The Thing Nobody Wants to Talk About
I’ve found myself writing this in my head for several weeks, so that must mean that it needs to get out. This month, October, and specifically the 15th, is dedicated to pregnancy and infant loss awareness. It’s okay if you weren’t aware - I know breast cancer awareness kind of overtakes everything this month. I'm praying that by finally working up the courage to share this, it might help someone.
Very few people know this, but several years ago I had a miscarriage. And then, six months later, another one. I wasn’t married at the time, in fact I hadn’t even met my husband yet, and the relationship I was in definitely wasn’t long term.
The first time I found out I was pregnant, I was devastated. I’ve always been against abortion, but for a moment, I understood why that thought might enter someone’s mind. I was surprised and overwhelmed by how fast I felt a connection to the tiny baby inside me. I’d always dreamed about being a mom, and it was happening. Much earlier than I had planned, and not in the way I had planned, but it was happening! I began dreaming, and wishing, and thinking of baby names. Then, almost a week later, I started bleeding. When I began to miscarry, I was devastated. It hit me hard, and the emotions I felt were muddled and confusing. I knew it was bad, but I didn’t immediately know how bad. It was December, and there was a huge snowstorm. Power was out all over town. I sat in the emergency room for several hours, waiting to hear what I already suspected. I felt numb. I felt angry. I didn’t know what I was supposed to feel. In all the scenarios I could think of where I would find myself pregnant before I was married, this was never an outcome.
The next one happened six months later. It was, again, unplanned - sort of. I knew that having a baby at that time with that person wasn’t a good idea, but ever since my first miscarriage, my longing for a baby was overwhelming. When I found out that time I was pregnant, I was elated. This was fantastic! I was being given another chance! But this one, too, wasn’t meant to be. My second miscarriage seemed to drag on. For several weeks, I kept spotting, and didn’t know if I was still pregnant or not. When I finally got the confirmation from my doctor that I had lost the baby, I almost felt relieved. At least I knew it was done. I remember sitting in the emergency room, and the doctor told me “It’s okay, you can just try again and have another one.” After he left, the nurse who was in the room apologized for his words and let me know that it was a big deal, and that I had a right to grieve.
What I realized after having my miscarriages is how little most people really know about this topic. My emotions were complicated - I was grieving the loss of babies I hadn’t planned, and I still felt shame about my secret of my pre-marital “activities” that weren’t such a secret anymore. I wanted to talk to someone, but no one seemed to know what to say or how to listen. I found it difficult to be around anyone who was pregnant - the jealousy and memories I felt were too traumatic. I was really struggling, and very depressed, and went for counseling at church. There were two women I spoke with.
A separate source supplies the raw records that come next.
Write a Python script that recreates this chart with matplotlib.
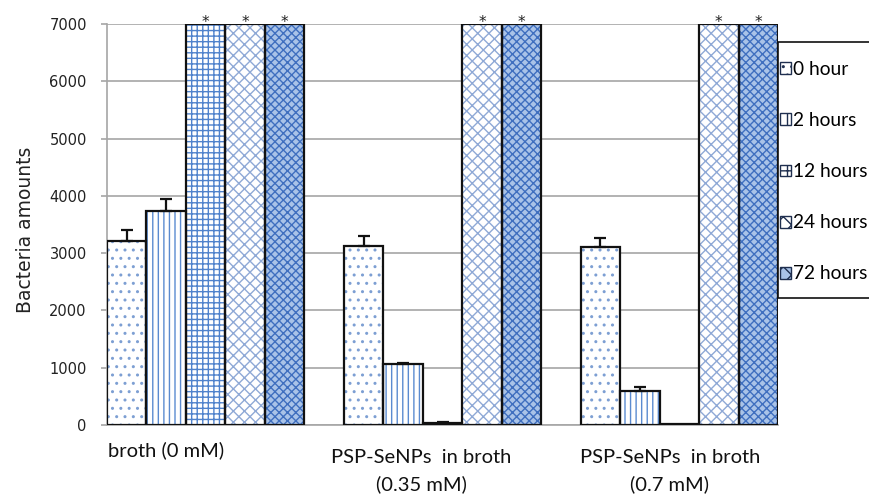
import numpy as np
import matplotlib
matplotlib.use('Agg')
import matplotlib.pyplot as plt
from matplotlib.patches import Patch, Rectangle


groups = ['broth (0 mM)', 'PSP-SeNPs  in broth\n(0.35 mM)', 'PSP-SeNPs  in broth\n(0.7 mM)']
series = ['0 hour', '2 hours', '12 hours', '24 hours', '72 hours']

# bars that run off the 7000 scale are capped at 7000 and marked with *
h0 = [3216, 3124, 3112]
h0_err = [187, 174, 151]
h2 = [3735, 1059, 588]
h2_err = [204, 28, 70]
h12 = [7000, 30, 15]
h12_err = [0, 22, 0]
h24 = [7000, 7000, 7000]
h24_err = [0, 0, 0]
h72 = [7000, 7000, 7000]
h72_err = [0, 0, 0]
off_scale = [
    [False, False, False],
    [False, False, False],
    [True, False, False],
    [True, True, True],
    [True, True, True],
]

values = [h0, h2, h12, h24, h72]
errors = [h0_err, h2_err, h12_err, h24_err, h72_err]

# look of each series: face colour, hatch colour, hatch
faces = ['white', 'white', 'white', 'white', '#a9c3e8']
hatch_cols = ['#7d9fd3', '#5b8bd0', '#4f82cc', '#8fa9d6', '#3f6fbf']
hatches = ['..', '|||', '+++', 'xxx', 'xxxx']

plt.rcParams['hatch.linewidth'] = 1.0

W, H = 870, 496
fig = plt.figure(figsize=(W / 100, H / 100), dpi=100)
ax = fig.add_axes([107 / W, 1 - 425 / H, (778 - 107) / W, (425 - 24) / H])

step = 6.0
centers = np.arange(len(groups)) * step + 2
width = 1.0

for i in range(len(series)):
    x = centers + (i - 2) * width
    ax.bar(x, values[i], width, color=faces[i], edgecolor=hatch_cols[i],
           hatch=hatches[i], linewidth=0, zorder=2)
    ax.bar(x, values[i], width, fill=False, edgecolor='#111111',
           linewidth=1.6, zorder=3)
    err = np.array(errors[i])
    show = err > 0
    if show.any():
        ax.errorbar(x[show], np.array(values[i])[show],
                    yerr=[np.zeros(show.sum()), err[show]], fmt='none',
                    ecolor='#111111', elinewidth=1.6, capsize=4.5,
                    capthick=1.6, zorder=4)
    for j in range(len(groups)):
        if off_scale[i][j]:
            ax.annotate('*', (x[j], 7000), xytext=(0, 2), textcoords='offset pixels',
                        ha='center', va='center', fontsize=11, color='#222222',
                        annotation_clip=False)

ax.set_ylim(0, 7000)
ax.set_xlim(centers[0] - 2.5, centers[-1] + 2.5)
ax.set_yticks(np.arange(0, 7001, 1000))
ax.set_yticklabels([str(v) for v in range(0, 7001, 1000)], fontsize=10.5,
                   family='DejaVu Sans', color='#222222')
ax.set_xticks([])
ax.yaxis.grid(True, color='#a6a6a6', linewidth=1.2, zorder=0)
ax.set_axisbelow(True)
for s in ['top', 'right']:
    ax.spines[s].set_visible(False)
ax.spines['left'].set_color('#a6a6a6')
ax.spines['bottom'].set_color('#a6a6a6')
ax.spines['left'].set_linewidth(1.2)
ax.spines['bottom'].set_linewidth(1.2)
ax.tick_params(axis='y', length=4, color='#a6a6a6', width=1.2, pad=10.5)
ax.set_ylabel('Bacteria amounts', fontsize=13.5, family='DejaVu Sans',
              color='#222222')
ax.yaxis.set_label_coords(-0.107, 0.486)

# category labels sit a little left of their groups, as in the original
label_shift = [-1.0, -0.54, -0.24]
label_y = [-0.04, -0.06, -0.06]
for j, g in enumerate(groups):
    ax.text(centers[j] + label_shift[j], label_y[j], g,
            transform=ax.get_xaxis_transform(), ha='center', va='top',
            fontsize=14.5, family='Lato', color='#111111', linespacing=1.6)

# legend box runs past the right edge of the picture, as in the original
frame = Rectangle((778 / W, 1 - 298 / H), 110 / W, 256 / H, transform=fig.transFigure,
                  facecolor='white', edgecolor='#111111', linewidth=1.2, zorder=4)
fig.add_artist(frame)

handles = [Patch(facecolor=faces[i], edgecolor='#1f2f4f', hatch=hatches[i][:2],
                 linewidth=1.0) for i in range(len(series))]
leg = fig.legend(handles, series, loc='upper left',
                 bbox_to_anchor=(780 / W, 1 - 61 / H), frameon=False,
                 prop={'family': 'Lato', 'size': 13.8}, handlelength=0.58,
                 handleheight=0.58, handletextpad=0.1, labelspacing=1.78,
                 borderpad=0, borderaxespad=0)
leg.set_zorder(5)

fig.savefig('out.png', dpi=100)
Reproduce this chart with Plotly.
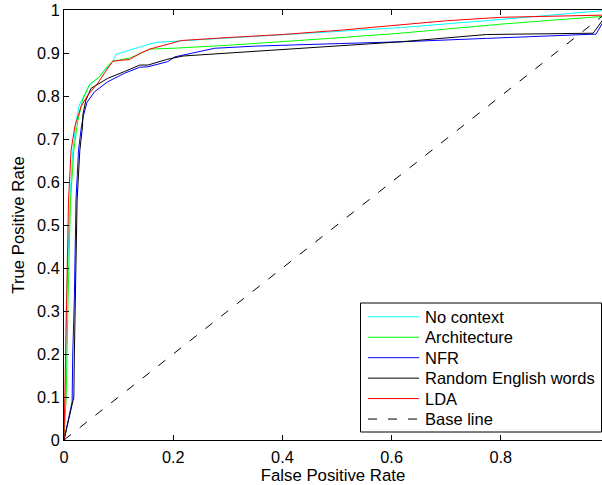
import plotly.graph_objects as go

# ---- data ----
lda_x = [0, 0.0015, 0.0025, 0.0039, 0.006, 0.0083, 0.013, 0.02, 0.0266, 0.031, 0.0436, 0.062, 0.075, 0.0894,
         0.12, 0.139, 0.157, 0.19, 0.215, 0.3, 0.4, 0.506, 0.578, 0.616, 0.7, 0.8, 0.9, 0.96, 0.985, 1.0]
lda_y = [0, 0.1, 0.25, 0.33, 0.45, 0.558, 0.674, 0.73, 0.756, 0.775, 0.802, 0.830, 0.855, 0.881,
         0.885, 0.899, 0.909, 0.92, 0.929, 0.936, 0.943, 0.953, 0.961, 0.965, 0.975, 0.983, 0.985, 0.986, 0.988, 1.0]

noctx_x = [0, 0.003, 0.004, 0.0075, 0.011, 0.016, 0.022, 0.028, 0.036, 0.0467, 0.065, 0.0894, 0.0955,
           0.139, 0.160, 0.172, 0.3, 0.506, 0.616, 0.8, 0.9, 0.985, 1.0]
noctx_y = [0, 0.1, 0.3, 0.45, 0.56, 0.67, 0.74, 0.779, 0.80, 0.826, 0.845, 0.881, 0.897,
           0.915, 0.922, 0.925, 0.935, 0.950, 0.959, 0.978, 0.988, 0.998, 1.0]

arch_x = [0, 0.004, 0.0075, 0.012, 0.018, 0.025, 0.034, 0.0467, 0.065, 0.080, 0.0894, 0.12, 0.139, 0.157,
          0.2, 0.3, 0.487, 0.616, 0.799, 0.9, 0.985, 1.0]
arch_y = [0, 0.1, 0.33, 0.558, 0.674, 0.74, 0.791, 0.826, 0.845, 0.870, 0.881, 0.888, 0.898, 0.909,
          0.911, 0.918, 0.934, 0.946, 0.967, 0.977, 0.985, 1.0]

nfr_x = [0, 0.0149, 0.016, 0.019, 0.022, 0.0266, 0.032, 0.036, 0.042, 0.056, 0.080, 0.111, 0.139, 0.154,
         0.19, 0.203, 0.276, 0.35, 0.506, 0.616, 0.774, 0.9, 0.9745, 1.0]
nfr_y = [0, 0.089, 0.2, 0.33, 0.558, 0.674, 0.73, 0.756, 0.785, 0.810, 0.833, 0.853, 0.867, 0.868,
         0.880, 0.891, 0.911, 0.916, 0.922, 0.926, 0.934, 0.940, 0.944, 1.0]

rand_x = [0, 0.018, 0.019, 0.021, 0.024, 0.029, 0.034, 0.0345, 0.040, 0.0497, 0.080, 0.111, 0.139, 0.154,
          0.188, 0.218, 0.3, 0.4, 0.506, 0.616, 0.774, 0.9, 0.969, 1.0]
rand_y = [0, 0.1, 0.2, 0.33, 0.558, 0.674, 0.73, 0.756, 0.79, 0.818, 0.841, 0.857, 0.872, 0.872,
          0.885, 0.893, 0.90, 0.907, 0.916, 0.926, 0.943, 0.945, 0.946, 1.0]

base_x = [0, 1]
base_y = [0, 1]

names = ["No context", "Architecture", "NFR", "Random English words", "LDA", "Base line"]
xs = [noctx_x, arch_x, nfr_x, rand_x, lda_x, base_x]
ys = [noctx_y, arch_y, nfr_y, rand_y, lda_y, base_y]
colors = ["#00ffff", "#00ff00", "#0000ff", "#000000", "#ff0000", "#000000"]
dashes = ["solid", "solid", "solid", "solid", "solid", "9px,11px"]

FONT = "Liberation Sans, Arial, Helvetica, sans-serif"

# ---- layout geometry (pixels) ----
W, H = 602, 485
ML, MR, MT, MB = 64, 0, 10, 45
PW, PH = W - ML - MR, H - MT - MB


def px_x(p):
    return (p - ML) / PW


def px_y(p):
    return (H - MB - p) / PH


fig = go.Figure()
for n, x, y, c, d in zip(names, xs, ys, colors, dashes):
    fig.add_trace(go.Scatter(x=x, y=y, mode="lines", name=n, showlegend=False,
                             line=dict(color=c, width=1, dash=d)))

# ---- legend box drawn as layout decoration ----
shapes = [dict(type="rect", xref="paper", yref="paper",
               x0=px_x(360.5), x1=px_x(601.5), y0=px_y(432), y1=px_y(303),
               line=dict(color="black", width=1), fillcolor="white", layer="above")]
annotations = []
row0, row_step = 316.8, 20.45
for i, (n, c, d) in enumerate(zip(names, colors, dashes)):
    ry = row0 + i * row_step
    shapes.append(dict(type="line", xref="paper", yref="paper",
                       x0=px_x(368), x1=px_x(419), y0=px_y(ry), y1=px_y(ry),
                       line=dict(color=c, width=1, dash=d), layer="above"))
    annotations.append(dict(text=n, xref="paper", yref="paper", x=px_x(423), y=px_y(ry),
                            xanchor="left", yanchor="middle", showarrow=False,
                            font=dict(family=FONT, size=16.5, color="black")))

fig.update_layout(
    width=W, height=H,
    margin=dict(l=ML, r=MR, t=MT, b=MB),
    paper_bgcolor="white", plot_bgcolor="white",
    font=dict(family=FONT, size=14, color="black"),
    showlegend=False,
    shapes=shapes,
    annotations=annotations,
    xaxis=dict(range=[0, 0.9853], tickvals=[0, 0.2, 0.4, 0.6, 0.8],
               ticktext=["0", "0.2", "0.4", "0.6", "0.8"],
               tickfont=dict(size=16.3), ticklabelstandoff=2,
               ticks="inside", ticklen=5, tickcolor="black",
               showline=True, linecolor="black", linewidth=1, mirror="ticks",
               showgrid=False, zeroline=False,
               title=dict(text="False Positive Rate", standoff=8, font=dict(size=16.8))),
    yaxis=dict(range=[0, 1], tickvals=[i / 10 for i in range(11)],
               ticktext=["0", "0.1", "0.2", "0.3", "0.4", "0.5", "0.6", "0.7", "0.8", "0.9", "1"],
               tickfont=dict(size=16.3),
               ticks="inside", ticklen=5, tickcolor="black",
               showline=True, linecolor="black", linewidth=1, mirror=False,
               showgrid=False, zeroline=False,
               title=dict(text="True Positive Rate", standoff=8, font=dict(size=16.8))),
)

fig.write_html("out.html")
They were well-meaning, I’m sure, but started our conversation by saying “I’m sorry, I didn’t check before out meeting - what are you here to talk about today?” Neither of them had ever experienced losing a child. When I said I was having a hard time moving past losing the baby, they suggested I throw away anything that reminded me of it. At that point, I lost it, and started bawling. I didn’t want the baby to be gone, I wanted to still be pregnant, and have my child!
Fast forward a few years, when Daryl and I were ready to start our own family. (I should add that when he found out about my miscarriages, it didn’t phase him. He was supportive, and sensitive, and listened to me.) We were trying for a baby, but it wasn’t happening. I was impatient, and began to doubt that it would ever happen. I was again insanely jealous of everyone who was pregnant. We finally got pregnant, and had our first daughter. Then we had our son. Then, surprise - we had our second daughter! I am so happy with our children we have, and feel so blessed. What’s surprising, though, is the guilt I sometimes feel. I feel guilty that some people who have tried for so long still don’t have children. I feel guilty for ever doubting that God was listening to my prayers for babies.
After my miscarriages, people told me that God didn’t take away my babies. I always thought, in my mind, what a lie that was - obviously He gave them, and He took them away. No one seemed to want to talk to me about it though, or to listen to me. They just wanted to give me their advice to shut me up, and help me “get over it”. If you’ve talked to anyone who’s ever lost someone they love, nothing you say to them is going to make them “get over it”.
What I want to say to you now, if you’ve gone through this, is that I will listen. There are other people who will listen, too. Even though it hurts, by talking about this, we can help people understand. Talking will help us heal. It’s good to honor the memory of your babies who were taken too early. If you haven’t experienced this, be sensitive to those who have. Be open to listening to your friends and family. This is a horrible, unwanted, devastating thing to go through, but it makes it better if someone will just listen.
Thank you for "talking." I too had two miscarriages and everything you said, I also felt. Today I am a grandmother to an 18mo old granddaughter with another granddaughter due next month. I know I'm blessed. But every once in awhile, I think of my two angel babies. And I am comforted because I believe that one day, when I have to leave this world behind, I'll be able--finally--to hold them.